Whitman's Poem: Proud music of the storm!

First published around this time in 1869 in The Atlantic. Stirs me whenever I read it. Some parts of the poem:

Pround music of the storm!

Blast that careers so free, whistling across the prairies!

Strong hum of forest tree-tops! Wind of the mountains!

Personified dim shapes! you hidden orchestras!

You serenades of phantoms, with instruments alert,

Blending, with Nature's rhythmus, all the tongues of nations;

You chords left us by vast composers! you choruses!

You formless, free, religious dances! you from the Orient!

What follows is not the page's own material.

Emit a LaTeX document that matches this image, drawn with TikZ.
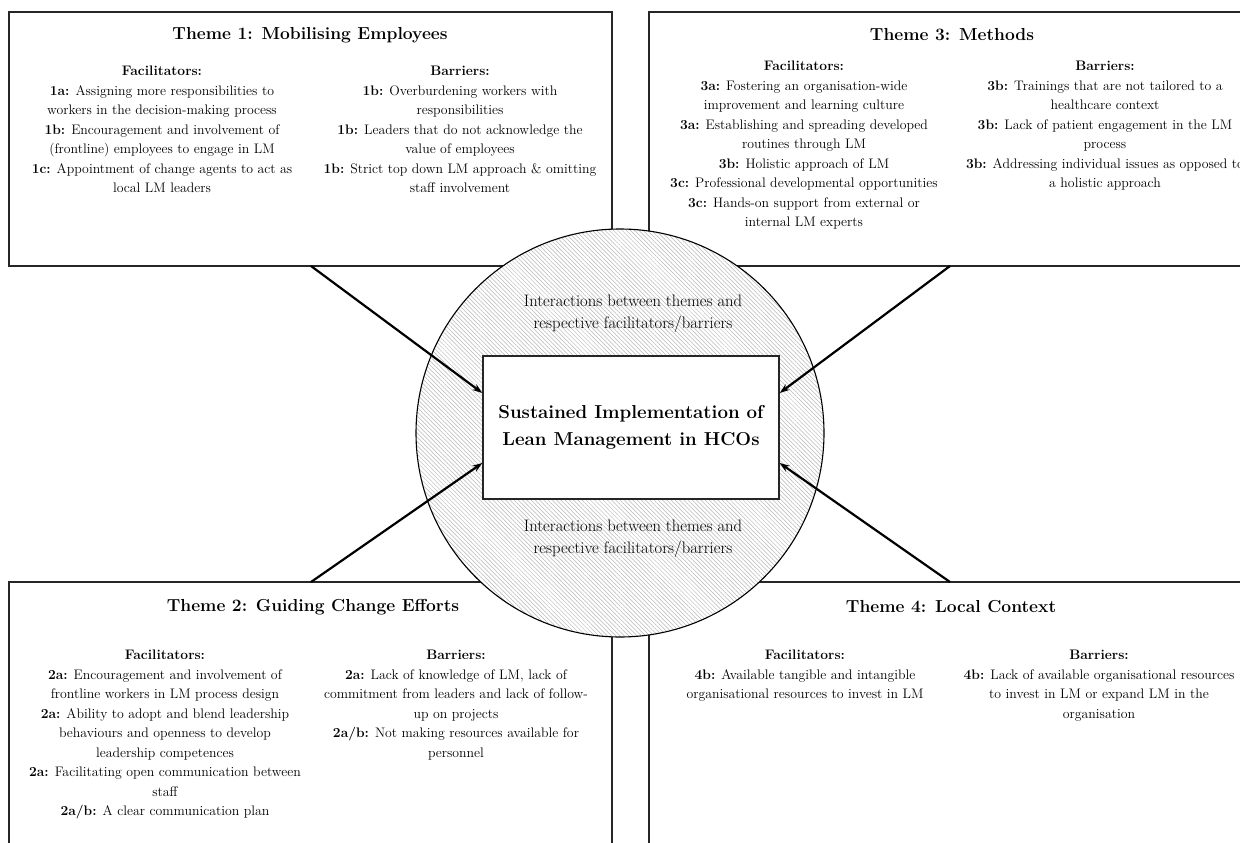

You undertone of rivers, roar of pouring cataracts;

You sounds from distant guns, with galloping cavalry! 10

Echoes of camps, with all the different bugle-calls!

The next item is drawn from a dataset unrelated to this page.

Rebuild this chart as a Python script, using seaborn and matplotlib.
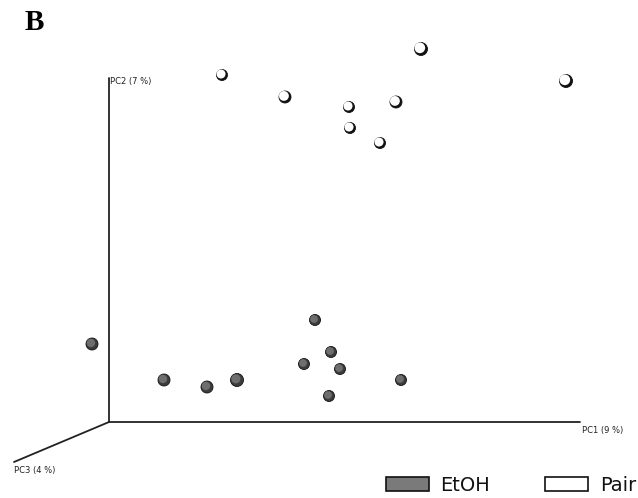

Trooping tumultuous, filling the midnight late, bending me powerless,

Entering my lonesome slumber-chamber--Why have you seiz'd me?

...

I hear the dance-music of all nations,

The waltz, (some delicious measure, lapsing, bathing me in bliss;)

The bolero, to tinkling guitars and clattering castanets.

I see religious dances old and new,

I hear the sound of the Hebrew lyre,

I see the Crusaders marching, bearing the cross on high, to the martial clang of cymbals;

I hear dervishes monotonously chanting, interspersed with frantic shouts, as they spin around, turning always towards Mecca;

I see the rapt religious dances of the Persians and the Arabs;

Again at Eleusis, home of Ceres, I see the modern Greeks dancing,

I hear them clapping their hands, as they bend their bodies,

I hear the metrical shuffling of their feet.